>> Start
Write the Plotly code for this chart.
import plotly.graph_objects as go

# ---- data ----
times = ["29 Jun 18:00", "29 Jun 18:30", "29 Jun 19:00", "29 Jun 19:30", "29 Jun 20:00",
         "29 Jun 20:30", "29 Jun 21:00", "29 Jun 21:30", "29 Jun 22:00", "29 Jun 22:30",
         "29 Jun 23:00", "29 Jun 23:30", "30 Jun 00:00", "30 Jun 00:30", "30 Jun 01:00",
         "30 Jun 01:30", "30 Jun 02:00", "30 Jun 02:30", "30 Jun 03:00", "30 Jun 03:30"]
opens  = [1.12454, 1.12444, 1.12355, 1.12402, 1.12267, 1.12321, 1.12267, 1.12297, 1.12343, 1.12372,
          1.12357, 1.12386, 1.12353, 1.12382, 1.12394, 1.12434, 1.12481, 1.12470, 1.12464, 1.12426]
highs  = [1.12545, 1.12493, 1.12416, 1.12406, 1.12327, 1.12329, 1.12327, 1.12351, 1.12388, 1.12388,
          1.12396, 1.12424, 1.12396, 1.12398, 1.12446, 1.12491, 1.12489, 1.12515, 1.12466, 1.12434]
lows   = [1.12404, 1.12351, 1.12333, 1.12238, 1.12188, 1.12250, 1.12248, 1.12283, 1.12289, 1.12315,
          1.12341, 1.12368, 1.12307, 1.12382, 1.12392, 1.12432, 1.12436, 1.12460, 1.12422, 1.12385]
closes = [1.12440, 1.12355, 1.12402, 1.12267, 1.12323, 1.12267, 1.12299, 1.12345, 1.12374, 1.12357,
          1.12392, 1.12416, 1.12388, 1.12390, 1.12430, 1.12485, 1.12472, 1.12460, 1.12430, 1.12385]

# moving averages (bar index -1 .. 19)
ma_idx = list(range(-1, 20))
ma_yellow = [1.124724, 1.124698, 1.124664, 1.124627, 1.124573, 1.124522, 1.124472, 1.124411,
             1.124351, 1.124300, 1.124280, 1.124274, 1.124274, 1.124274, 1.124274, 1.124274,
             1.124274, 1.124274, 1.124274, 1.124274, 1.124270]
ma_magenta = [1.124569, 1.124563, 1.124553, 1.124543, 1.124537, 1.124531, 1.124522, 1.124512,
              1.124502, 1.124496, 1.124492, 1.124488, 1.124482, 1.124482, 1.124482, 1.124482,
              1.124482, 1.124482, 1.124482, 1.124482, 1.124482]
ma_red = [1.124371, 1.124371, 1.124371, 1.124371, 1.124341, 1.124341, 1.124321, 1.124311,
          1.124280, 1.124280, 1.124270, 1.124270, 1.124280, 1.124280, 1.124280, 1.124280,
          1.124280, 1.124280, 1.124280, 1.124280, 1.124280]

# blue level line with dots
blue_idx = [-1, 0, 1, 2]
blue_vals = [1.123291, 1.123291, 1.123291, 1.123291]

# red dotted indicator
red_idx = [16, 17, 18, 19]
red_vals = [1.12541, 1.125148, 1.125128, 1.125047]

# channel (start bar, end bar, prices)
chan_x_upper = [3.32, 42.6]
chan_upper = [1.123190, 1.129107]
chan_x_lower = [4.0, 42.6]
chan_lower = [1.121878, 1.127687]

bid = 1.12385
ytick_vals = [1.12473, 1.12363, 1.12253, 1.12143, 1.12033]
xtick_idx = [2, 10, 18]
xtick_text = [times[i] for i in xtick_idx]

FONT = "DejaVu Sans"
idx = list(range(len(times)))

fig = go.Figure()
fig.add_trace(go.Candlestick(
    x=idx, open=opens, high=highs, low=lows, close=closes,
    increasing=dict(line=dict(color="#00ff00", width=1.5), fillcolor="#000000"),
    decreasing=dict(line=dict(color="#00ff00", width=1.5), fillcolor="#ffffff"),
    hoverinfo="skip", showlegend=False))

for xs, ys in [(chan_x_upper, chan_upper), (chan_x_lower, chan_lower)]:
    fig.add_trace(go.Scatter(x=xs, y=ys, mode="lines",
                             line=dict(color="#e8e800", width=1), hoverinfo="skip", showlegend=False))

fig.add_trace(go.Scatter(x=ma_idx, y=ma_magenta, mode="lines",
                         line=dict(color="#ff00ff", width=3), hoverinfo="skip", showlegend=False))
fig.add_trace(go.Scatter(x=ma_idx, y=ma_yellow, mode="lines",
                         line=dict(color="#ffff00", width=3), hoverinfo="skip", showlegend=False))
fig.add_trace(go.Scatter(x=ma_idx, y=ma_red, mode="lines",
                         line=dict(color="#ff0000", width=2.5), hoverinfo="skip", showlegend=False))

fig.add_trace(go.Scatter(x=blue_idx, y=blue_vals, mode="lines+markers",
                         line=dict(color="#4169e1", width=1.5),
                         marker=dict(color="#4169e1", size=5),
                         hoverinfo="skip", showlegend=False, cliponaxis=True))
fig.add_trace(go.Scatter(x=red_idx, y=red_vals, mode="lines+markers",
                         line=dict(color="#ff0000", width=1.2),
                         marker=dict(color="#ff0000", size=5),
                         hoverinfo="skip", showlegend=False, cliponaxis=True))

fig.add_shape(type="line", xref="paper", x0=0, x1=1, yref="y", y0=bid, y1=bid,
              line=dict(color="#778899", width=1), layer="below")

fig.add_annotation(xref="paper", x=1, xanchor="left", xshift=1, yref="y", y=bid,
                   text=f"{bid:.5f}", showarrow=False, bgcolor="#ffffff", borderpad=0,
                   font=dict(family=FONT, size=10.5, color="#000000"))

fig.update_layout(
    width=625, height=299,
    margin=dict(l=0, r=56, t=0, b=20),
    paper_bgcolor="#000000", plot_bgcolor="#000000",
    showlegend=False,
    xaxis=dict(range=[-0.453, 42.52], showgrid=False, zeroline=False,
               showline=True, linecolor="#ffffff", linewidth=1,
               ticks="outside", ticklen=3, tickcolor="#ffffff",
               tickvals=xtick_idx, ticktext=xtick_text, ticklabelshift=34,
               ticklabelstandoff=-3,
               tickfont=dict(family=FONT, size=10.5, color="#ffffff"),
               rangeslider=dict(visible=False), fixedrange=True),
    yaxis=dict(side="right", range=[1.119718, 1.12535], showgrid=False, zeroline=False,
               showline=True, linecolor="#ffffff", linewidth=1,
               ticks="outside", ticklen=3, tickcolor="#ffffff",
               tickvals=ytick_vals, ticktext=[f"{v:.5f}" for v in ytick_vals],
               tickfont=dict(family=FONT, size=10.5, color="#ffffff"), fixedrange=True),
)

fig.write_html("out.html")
>> End
- [WHAT IS BEING ASKED]
Output exactly the leading lines of the data, up to and including the line marked by "import plotly.graph_objects as go".

- [WRITTEN RESPONSE]
Write the Plotly code for this chart.
import plotly.graph_objects as go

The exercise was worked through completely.